Your task
Take the lines from the head of the listing through the one bearing "from matplotlib.lines import Line2D" and copy them exactly, leaving every picture out.

====

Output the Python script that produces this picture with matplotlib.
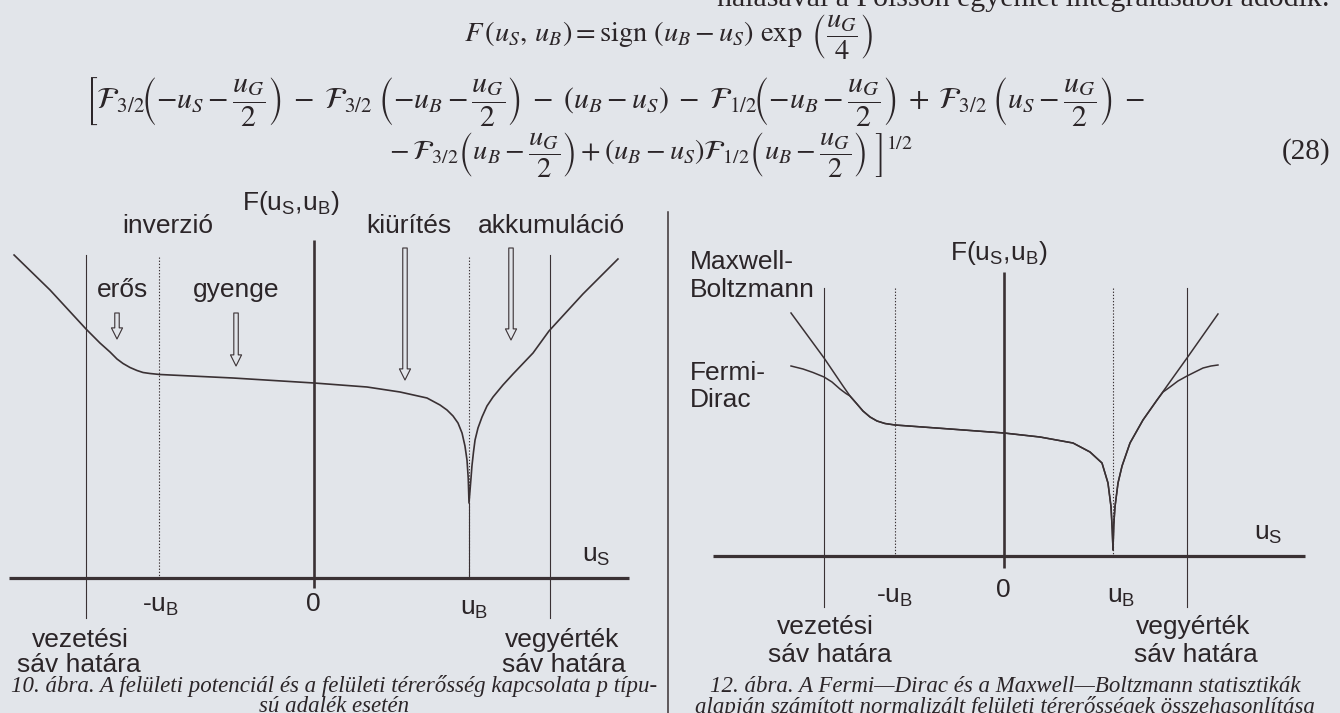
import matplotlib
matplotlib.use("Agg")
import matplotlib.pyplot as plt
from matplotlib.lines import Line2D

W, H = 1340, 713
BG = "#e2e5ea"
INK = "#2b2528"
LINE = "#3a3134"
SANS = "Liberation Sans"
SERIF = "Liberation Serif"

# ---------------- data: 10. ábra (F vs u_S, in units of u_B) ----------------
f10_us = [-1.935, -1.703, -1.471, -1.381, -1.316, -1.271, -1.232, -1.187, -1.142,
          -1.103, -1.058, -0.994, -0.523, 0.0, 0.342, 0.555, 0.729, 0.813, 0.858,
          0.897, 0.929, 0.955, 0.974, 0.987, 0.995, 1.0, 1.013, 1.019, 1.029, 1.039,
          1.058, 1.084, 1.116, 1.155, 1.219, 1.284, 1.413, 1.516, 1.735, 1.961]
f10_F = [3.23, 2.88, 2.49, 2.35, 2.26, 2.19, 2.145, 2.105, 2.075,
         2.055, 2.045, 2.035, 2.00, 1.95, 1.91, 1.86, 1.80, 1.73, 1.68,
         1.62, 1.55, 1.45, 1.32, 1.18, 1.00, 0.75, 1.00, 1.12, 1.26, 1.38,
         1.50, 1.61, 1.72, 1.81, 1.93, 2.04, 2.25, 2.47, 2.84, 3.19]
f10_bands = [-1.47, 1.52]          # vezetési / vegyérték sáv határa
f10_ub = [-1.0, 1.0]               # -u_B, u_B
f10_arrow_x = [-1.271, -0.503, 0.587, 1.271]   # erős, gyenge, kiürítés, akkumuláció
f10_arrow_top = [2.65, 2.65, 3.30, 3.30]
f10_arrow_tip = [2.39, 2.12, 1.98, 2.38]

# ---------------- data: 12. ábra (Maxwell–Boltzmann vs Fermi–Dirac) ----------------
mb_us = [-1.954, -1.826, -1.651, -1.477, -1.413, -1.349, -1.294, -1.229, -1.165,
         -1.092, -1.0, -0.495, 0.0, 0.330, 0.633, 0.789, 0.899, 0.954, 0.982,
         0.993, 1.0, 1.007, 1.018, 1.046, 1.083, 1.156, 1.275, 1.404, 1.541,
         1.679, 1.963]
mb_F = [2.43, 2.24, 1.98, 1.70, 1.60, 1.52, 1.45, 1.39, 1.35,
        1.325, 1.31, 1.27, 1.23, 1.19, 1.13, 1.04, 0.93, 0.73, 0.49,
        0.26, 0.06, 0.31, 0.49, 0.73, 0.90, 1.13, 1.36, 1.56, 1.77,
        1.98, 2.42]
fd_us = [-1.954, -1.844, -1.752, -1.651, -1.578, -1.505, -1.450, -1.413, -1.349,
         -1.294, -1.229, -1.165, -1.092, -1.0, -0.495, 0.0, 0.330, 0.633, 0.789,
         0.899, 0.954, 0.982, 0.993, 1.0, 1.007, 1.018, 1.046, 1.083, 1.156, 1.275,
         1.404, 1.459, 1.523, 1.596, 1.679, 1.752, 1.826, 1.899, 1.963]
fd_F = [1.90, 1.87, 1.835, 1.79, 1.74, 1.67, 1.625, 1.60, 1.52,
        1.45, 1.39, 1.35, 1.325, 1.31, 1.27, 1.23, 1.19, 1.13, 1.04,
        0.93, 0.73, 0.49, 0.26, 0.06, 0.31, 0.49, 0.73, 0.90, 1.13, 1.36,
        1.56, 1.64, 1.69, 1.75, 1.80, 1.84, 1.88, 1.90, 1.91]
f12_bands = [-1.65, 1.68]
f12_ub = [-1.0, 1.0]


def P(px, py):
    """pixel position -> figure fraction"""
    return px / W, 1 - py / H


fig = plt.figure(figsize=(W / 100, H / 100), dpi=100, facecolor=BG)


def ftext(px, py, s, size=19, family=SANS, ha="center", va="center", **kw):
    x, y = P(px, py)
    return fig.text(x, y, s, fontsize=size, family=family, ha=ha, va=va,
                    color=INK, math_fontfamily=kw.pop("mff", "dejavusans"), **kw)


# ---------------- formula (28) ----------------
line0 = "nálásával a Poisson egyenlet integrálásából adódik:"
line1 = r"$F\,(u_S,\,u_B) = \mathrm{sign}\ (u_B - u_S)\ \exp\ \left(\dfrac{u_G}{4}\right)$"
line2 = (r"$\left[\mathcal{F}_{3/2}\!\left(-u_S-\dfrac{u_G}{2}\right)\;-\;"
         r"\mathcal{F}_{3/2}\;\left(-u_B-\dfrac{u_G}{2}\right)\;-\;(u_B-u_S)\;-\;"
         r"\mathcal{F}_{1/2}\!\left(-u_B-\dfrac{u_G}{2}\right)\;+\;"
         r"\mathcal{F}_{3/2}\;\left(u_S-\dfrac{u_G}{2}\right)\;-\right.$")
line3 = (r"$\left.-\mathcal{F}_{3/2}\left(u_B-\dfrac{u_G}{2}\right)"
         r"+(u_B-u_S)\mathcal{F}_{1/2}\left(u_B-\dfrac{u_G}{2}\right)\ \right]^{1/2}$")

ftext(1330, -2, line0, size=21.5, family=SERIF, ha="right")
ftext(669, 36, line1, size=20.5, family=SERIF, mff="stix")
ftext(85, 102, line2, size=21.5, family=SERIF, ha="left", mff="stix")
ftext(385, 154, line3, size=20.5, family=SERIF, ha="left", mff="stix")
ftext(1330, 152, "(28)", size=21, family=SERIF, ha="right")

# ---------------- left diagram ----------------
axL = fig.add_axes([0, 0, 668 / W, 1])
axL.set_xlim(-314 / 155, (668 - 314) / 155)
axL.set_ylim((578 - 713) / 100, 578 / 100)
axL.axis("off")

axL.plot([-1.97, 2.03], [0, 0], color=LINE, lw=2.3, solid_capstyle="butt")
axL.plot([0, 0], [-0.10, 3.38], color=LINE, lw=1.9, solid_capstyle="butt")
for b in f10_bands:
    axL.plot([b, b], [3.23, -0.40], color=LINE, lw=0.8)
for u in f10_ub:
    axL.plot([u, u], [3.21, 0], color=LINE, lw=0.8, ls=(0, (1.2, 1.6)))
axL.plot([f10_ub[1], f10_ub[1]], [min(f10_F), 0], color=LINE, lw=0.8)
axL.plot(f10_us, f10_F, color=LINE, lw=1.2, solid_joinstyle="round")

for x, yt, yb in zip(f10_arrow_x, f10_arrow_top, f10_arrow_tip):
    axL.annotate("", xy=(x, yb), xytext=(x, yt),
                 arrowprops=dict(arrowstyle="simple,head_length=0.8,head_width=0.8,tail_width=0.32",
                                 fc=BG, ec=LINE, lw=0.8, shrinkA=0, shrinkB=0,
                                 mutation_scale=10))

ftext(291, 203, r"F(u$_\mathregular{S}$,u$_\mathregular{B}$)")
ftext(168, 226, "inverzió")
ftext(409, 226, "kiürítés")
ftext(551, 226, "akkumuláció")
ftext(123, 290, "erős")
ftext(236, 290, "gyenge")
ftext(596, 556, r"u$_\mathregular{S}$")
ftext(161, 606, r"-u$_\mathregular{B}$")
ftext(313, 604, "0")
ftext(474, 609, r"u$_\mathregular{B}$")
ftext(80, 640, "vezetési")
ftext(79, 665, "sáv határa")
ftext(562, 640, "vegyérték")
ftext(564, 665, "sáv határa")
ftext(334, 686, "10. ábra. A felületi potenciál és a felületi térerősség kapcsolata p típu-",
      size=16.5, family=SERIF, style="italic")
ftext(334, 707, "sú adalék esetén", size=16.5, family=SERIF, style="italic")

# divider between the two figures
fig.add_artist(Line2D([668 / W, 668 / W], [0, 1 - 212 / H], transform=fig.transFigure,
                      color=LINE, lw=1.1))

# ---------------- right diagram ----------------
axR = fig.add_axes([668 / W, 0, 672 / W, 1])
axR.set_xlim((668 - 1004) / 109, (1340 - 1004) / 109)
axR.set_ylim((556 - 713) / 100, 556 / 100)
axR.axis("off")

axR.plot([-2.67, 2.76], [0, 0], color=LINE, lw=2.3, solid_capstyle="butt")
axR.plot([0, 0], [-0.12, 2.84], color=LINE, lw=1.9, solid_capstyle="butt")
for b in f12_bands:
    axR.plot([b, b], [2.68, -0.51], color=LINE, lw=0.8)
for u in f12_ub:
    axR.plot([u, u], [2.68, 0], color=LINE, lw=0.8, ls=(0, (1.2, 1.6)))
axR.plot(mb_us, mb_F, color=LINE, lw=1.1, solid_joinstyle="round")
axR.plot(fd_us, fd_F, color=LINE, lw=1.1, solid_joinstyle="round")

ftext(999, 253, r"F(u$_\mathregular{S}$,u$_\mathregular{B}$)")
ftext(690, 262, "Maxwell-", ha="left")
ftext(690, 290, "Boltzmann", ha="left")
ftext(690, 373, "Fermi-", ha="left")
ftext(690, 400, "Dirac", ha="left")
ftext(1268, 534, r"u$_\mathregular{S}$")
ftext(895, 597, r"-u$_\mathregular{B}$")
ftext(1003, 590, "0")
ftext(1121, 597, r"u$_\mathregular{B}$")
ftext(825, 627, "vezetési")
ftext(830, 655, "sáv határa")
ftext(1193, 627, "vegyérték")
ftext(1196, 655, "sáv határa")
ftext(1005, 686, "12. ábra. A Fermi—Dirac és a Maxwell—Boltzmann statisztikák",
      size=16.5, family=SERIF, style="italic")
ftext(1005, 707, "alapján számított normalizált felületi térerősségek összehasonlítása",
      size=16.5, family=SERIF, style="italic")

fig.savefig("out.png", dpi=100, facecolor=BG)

====

Exercise solution
Output the Python script that produces this picture with matplotlib.
import matplotlib
matplotlib.use("Agg")
import matplotlib.pyplot as plt
from matplotlib.lines import Line2D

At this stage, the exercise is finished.